Например, некоторое время назад квартирной хозяйке поступила кляуза на то, что мой сын слишком бодр днем. Нет, не кричит, не плачет, и с петухами не встает, ночью компании не приводит, на балконе не курит, просто «беспокойный пацан, прыгает и прыгает». И что думаете? Соседи снизу пожаловались? Нет! Сосед, живущий над нами через этаж!
И двор тут совсем не тот… Маленький, огороженный шлагбаумом угол, упирающийся в забор стройки. А из моего двора открывается вид на самые прекрасные в мире закаты! И тут растут акации, абрикосы и орех с расщепленным стволом, страшно стонущий во время гроз. На его ветках я просидела почти все детство, тут было мое убежище. И как в первые морозные дни с него забавно осыпаются листья. С таким удивительным звуком, как будто кто-то невидимый их общипывает и роняет, роняет, засыпая пожухлой, горько пахнущей листвой весь двор.
Я всегда думала, что мой сын тоже будет лазать по этому ореху. Даже придумала возмущенную родительскую тираду. И поучительную историю о деревьях.
Было мне, наверное, лет семь. Как всегда, утро летних каникул должно было начаться с просиживания на дереве и поджидания моих дворовых друзей. Было где-то там, наверху, очень удобное место, где можно было сидеть, даже не держась руками. Как на троне. И свысока глядеть на этот суетный мир. Но как-то я спросонок силы не рассчитала или обувь была неподходящая, не знаю, только помню, что нога у меня соскочила с нужной ветки и очень прочно вошла в зазор между расщепленными стволами. Я ее подергала и так, и эдак, но только сделала хуже – стопу завернуло куда-то вбок, было больно, неуютно, и я коряво повисла на ветке с одной ногой, попавшей в капкан коварного дерева.
И вот сначала вышла одна соседка, которая сперва довольно вежливо меня поприветствовала и даже уточнила, как здоровье бабушки. Потом опомнилась и начала меня ругать, что это я сижу на дереве. Девицам вроде меня это совсем неприлично. Потом вышла другая. И уже начала ругать довольно грозно – обещая сообщить о моем недостойном поведении и родителям, и в школу, и, возможно, в Лигу Наций. Потом вышел сосед, который не ругал, а сразу пригрозил палкой.
Я дергала застрявшую ногу, становилось все больнее, наворачивались слезы, и самой большой моей мечтой в тот момент было стать невидимой.
Потом, кажется, даже соседский кот вышел и стал смотреть на меня с укором.
Стопа, завернувшаяся уже, наверное, винтом, страшно болела, а я не знала, что делать, и только повторяла:
– Да, извините, да…
И с дерева, конечно, не слезала.
А потом вышла глухонемая Алла. Одинокая мама с пятого этажа. Самый загадочный человек в мире, который никогда никого не ругал, с котами не здоровался, к собакам относился равнодушно, да и к соседям, в принципе, тоже.

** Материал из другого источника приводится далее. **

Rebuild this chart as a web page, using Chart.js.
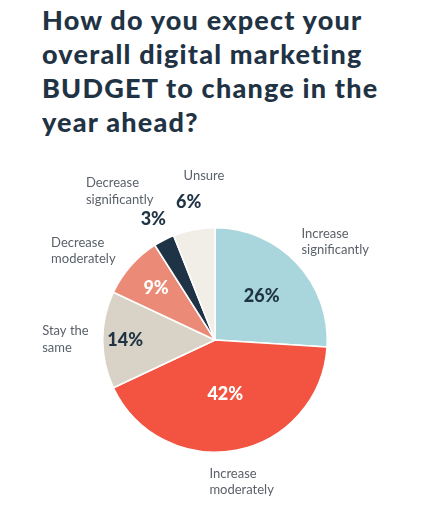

Постояв с задумчивым выражением лица, Алла, видимо, смогла разумно оценить ситуацию, и, не глядя на остальных соседей, она подошла и стала расстегивать на моей ноге сандалию. Пришлось немного повозиться, подсовывая руку то с одной, то с другой стороны, и в итоге моя красная и заметно припухшая нога свободно выскочила и из сандалии, и из тисков подлого дерева.
– А, так она застряла! Смотрите, не может слезть! – затараторила одна соседка.
– Нога, нога в стволе застряла! – подтвердила вторая.
– Обувь неудобная, – резюмировал сосед и опустил палку.
Я слезла. Со слезами обулась и в полном смятении убрела домой.
В Лиге Наций о моей проделке так и не узнали. Я думаю, соседям стало стыдно.
А какая мораль истории? Не знаю. Может быть, в том, что деревья иногда бывают коварными.
Но на следующий день я все равно опять сидела на ветках, как на троне.
И сын, наверное, однажды найдет это очень удобное место, где можно сидеть, не держась руками. Только, пожалуйста, именно на этом дереве. В нашем дворе.
И пусть сейчас все не так, как нам хотелось бы. И небо шумное. И сны тревожные. И новости… какие безрадостные новости. Но моя тонкая красная нить связывает меня с самым счастливым местом на земле – моим домом.
И я верю, все еще верю, что все будет хорошо. Просто, наверное, не сегодня. Но очень скоро.
А пока я могу сделать только одно – накрыть ладонью, как куполом, одно очень маленькое место на огромной мировой карте и верить, что мой нехитрый оберег сработает.
А могла бы – весь мир бы так накрыла.
И чтобы все-все тоненькие, маленькие красные ниточки распутались. И все были дома.